Serbia's PM to discontinue negotiations with Pristina, media say

03.10.2013 u 12:33

Bionic
Reading

Serbia's Prime Minister Ivica Dacic will cease to participate in negotiations with Pristina because the authorities there banned his entry to Kosovo, the Belgrade daily Politika reported on its web site on Wednesday.

Politika says that Dacic will on Thursday in writing inform the High Representative of the European Union for Foreign Affairs and Security Policy, Catherine Ashton, of his decision.

Dacic told Politika that he questions the expediency of his participation in the dialogue if Pristina remains with its decision.

"If I, as a signatory to the Brussels agreement, and government officials who supported it and worked on its implementation cannot go to Kosovo and urge Serbs to go to the polls in the local election, then the expediency of my further participation in the dialogue is questionable", Dacic said.

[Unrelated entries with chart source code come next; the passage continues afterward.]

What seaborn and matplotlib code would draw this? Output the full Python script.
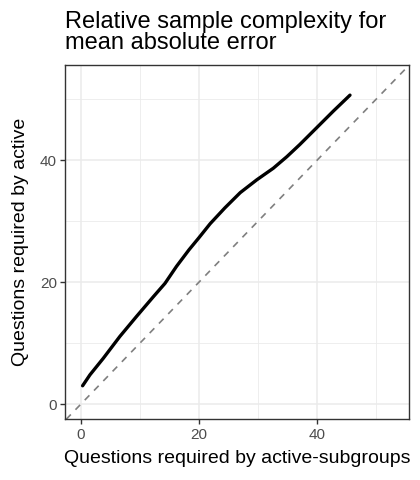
import matplotlib
matplotlib.use("Agg")
import matplotlib.pyplot as plt
import seaborn as sns
import pandas as pd

# Data
x_subgroups = [0.28, 1.53, 3.78, 6.6, 9.44, 12.26, 14.24, 16.2, 18.3, 20.0,
               21.9, 24.4, 27.0, 29.8, 32.6, 34.9, 37.1, 39.9, 42.8, 45.6]
y_active = [3.0, 4.8, 7.5, 11.1, 14.4, 17.6, 19.8, 22.6, 25.3, 27.3,
            29.6, 32.2, 34.7, 36.8, 38.7, 40.6, 42.6, 45.3, 48.1, 50.7]
major_ticks = [0, 20, 40]
minor_ticks = [10, 30, 50]
title = "Relative sample complexity for\nmean absolute error"
xlabel = "Questions required by active-subgroups"
ylabel = "Questions required by active"

df = pd.DataFrame({"x": x_subgroups, "y": y_active})

sns.set_theme(style="white")
plt.rcParams["font.family"] = ["Liberation Sans", "DejaVu Sans"]

fig = plt.figure(figsize=(4.2, 4.8), dpi=100)
ax = fig.add_axes([0.1555, 0.1265, 0.819, 0.7375])

ax.set_xlim(-2.65, 55.65)
ax.set_ylim(-2.5, 55.6)
ax.set_xticks(major_ticks)
ax.set_yticks(major_ticks)
ax.set_xticks(minor_ticks, minor=True)
ax.set_yticks(minor_ticks, minor=True)
ax.grid(True, which="major", color="#EBEBEB", linewidth=1.1)
ax.grid(True, which="minor", color="#EBEBEB", linewidth=0.6)
ax.set_axisbelow(True)

ax.axline((0, 0), slope=1, color="#7F7F7F", linestyle=(0, (4, 4)), linewidth=1.2, zorder=2)
sns.lineplot(data=df, x="x", y="y", color="black", linewidth=2.4, ax=ax, zorder=3)

for s in ax.spines.values():
    s.set_color("#333333")
    s.set_linewidth(1.0)

ax.tick_params(which="major", length=3.5, width=1.0, color="#333333", labelcolor="#4D4D4D",
               labelsize=11, bottom=True, left=True, pad=2.5)
ax.tick_params(which="minor", length=0)

ax.set_xlabel(xlabel, fontsize=14, color="black", labelpad=6)
ax.set_ylabel(ylabel, fontsize=14, color="black", labelpad=8)
fig.text(0.1555, 0.977, title, fontsize=17, ha="left", va="top", color="black", linespacing=0.95)

fig.savefig("out.png", dpi=100, facecolor="white")
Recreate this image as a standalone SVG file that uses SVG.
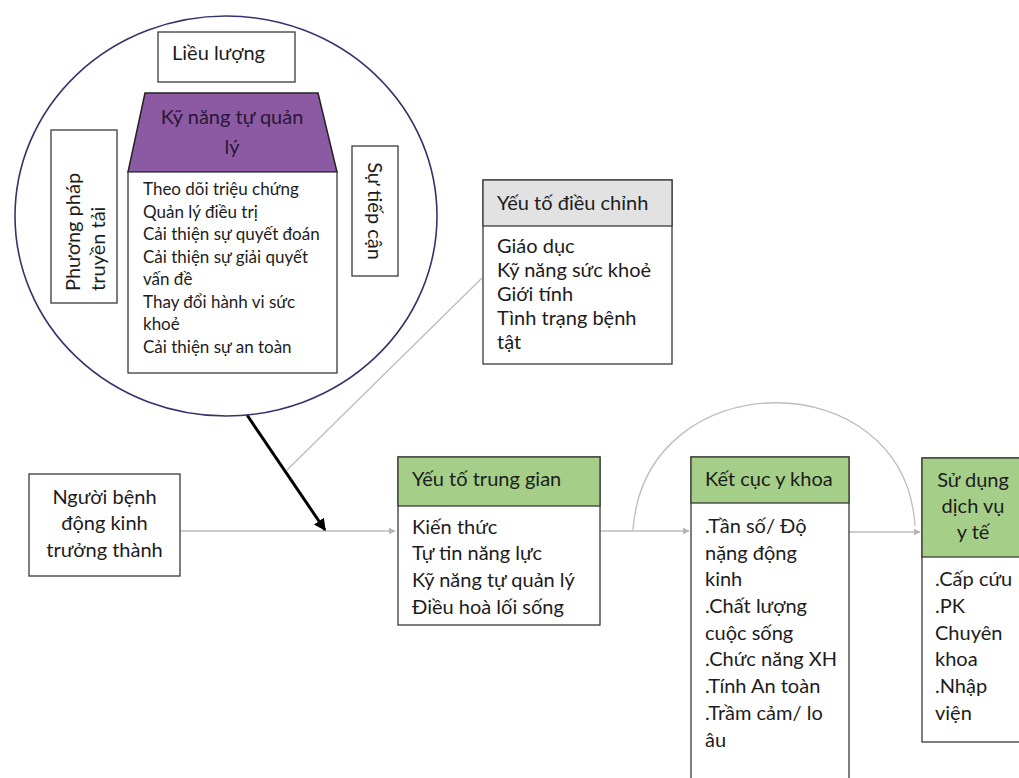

He planned to visit Kosovo but stated that Kosovo authorities had said that his visit had not been approved, Politika reports.

Prime Minister Dacic told Politika that this move by Pristina brings into question the credibility of Brussels under whose auspices the dialogue was launched and, in April, an agreement reached on the normalisation of relations between Belgrade and Pristina, of which the local election in Kosovo is just one part.

A B92 television correspondent from Pristina reported that the Kosovo government had refused to approve a visit by Dacic scheduled for Friday to a town in southern Kosovo with a majority ethnic Serb population.

Dacic had planned to attend the launching of an election campaign ahead of the November 3 election. According to B92, Dacic was to be accompanied by his minister responsible for Kosovo, Aleksandar Vulin, in an effort to try and motivate ethnic Serbs to go to the polls.

Deputy Kosovo Prime Minister Hajredin Kuqi said that as of Thursday, when the election campaign is to be launched and continue on until November 1, not one Serb official would be allowed to visit Kosovo.

B92 was told by officials in Serbia on Wednesday that the decision by Pristina was a brutal breach of the Brussels agreement and that the government would advise Ashton that the negotiations will be discontinued.

Kosovo President Atifete Jahjaga called local elections in Kosovo for November 3, which is yet another commitment specified in the EU-brokered agreement between Belgrade and Pristina, reached in Brussels on April 19.